Slashdot Mirror


Microsoft Advice Against Nehalem Xeons Snuffed Out

Eukariote writes "In an article outlining hidden strife in the processor world, Andreas Stiller has reported the scoop that Microsoft advised against the use of Intel Nehalem Xeon (Core i7/i5) processors under Windows Server 2008 R2, but was pressured by Intel to refrain from publishing this advisory. The issue concerns a bug causing spurious interrupts that locks up the Hypervisor of Server 2008. Though there is a hotfix, it is unattractive as it disables power savings and turbo boost states. (The original German-language version of the article is also available.)"

2 of 154 comments (clear)

  1. Broken processors by Anonymous Coward · · Score: 5, Insightful

    The processors are clearly broken, and anyone who bought them should get a refund or an exchange. End of story.

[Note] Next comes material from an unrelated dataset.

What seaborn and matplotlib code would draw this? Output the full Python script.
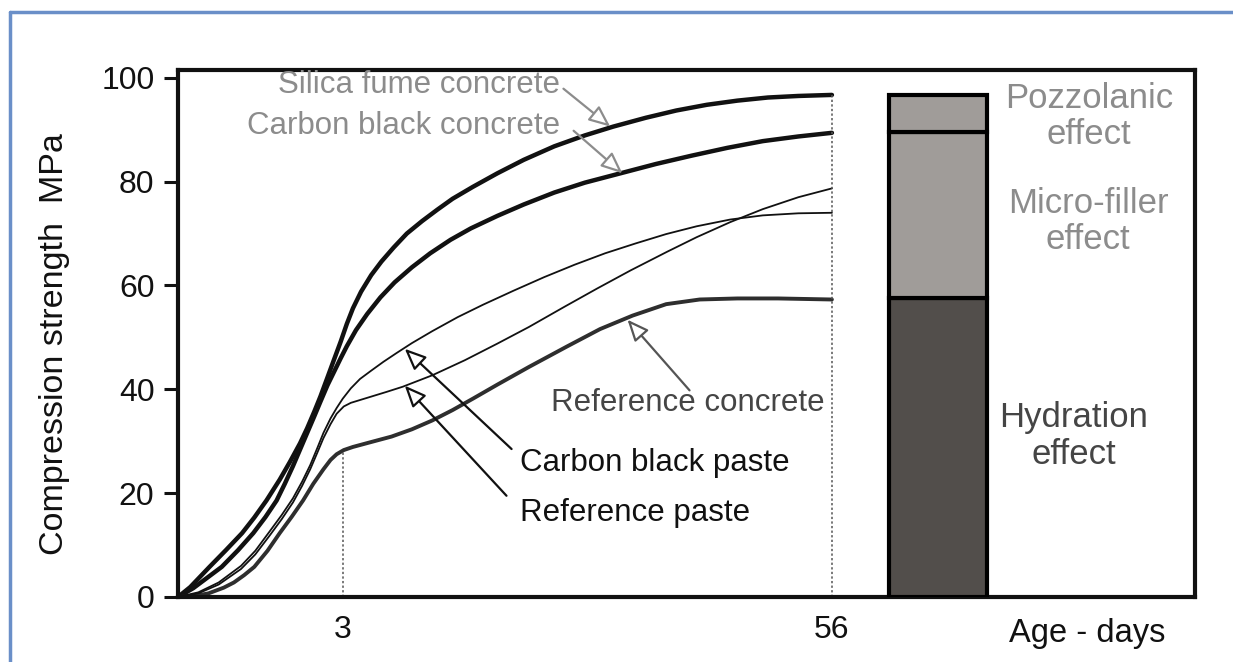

  2. Isn't it really a bug in Windows Server? by tomhudson · · Score: 5, Insightful

    FTFA:

    For the integrated hypervisor of Windows Server 2008 R2, Microsoft has bravely resorted to a timer function that they themselves had classified as unreliable for former processors: the timer of the Advanced Programmable Interrupt Controller (APIC). Unlike, for example, the CPU timer (Time Stamp Counter, TSC) - which by now is comparatively resistant to power-saving, SpeedStep and turbo-boost modes, but is also virtualised by virtual machines - the APIC timer can also trigger interrupts. Unfortunately, right now, the Nehalem has too many of those, so that the hypervisor falters and then stops, returning the message "Clock_Watchdog_Time-out".

    So yes, if you depend on something that generates an interrupt whose code path may be suspended in certain power-saving modes, don't be surprised if it doesn't get serviced promptly. It looks more like a bug in Windows Server.

    Back in the old days, when you issued a CLI instruction, you made sure your routine didn't do too much work before issuing an STI, because that code isn't re-entrant (it's directly modifiable by the hardware, which is why you have to use the "volatile" keyword to make sure that compilers didn't "optimize away" any loops, etc). Kind of hard to guarantee that if you're putting that portion of the hardware to sleep between interrupts. As the article points out, disabling those power-saving modes fixes the problem.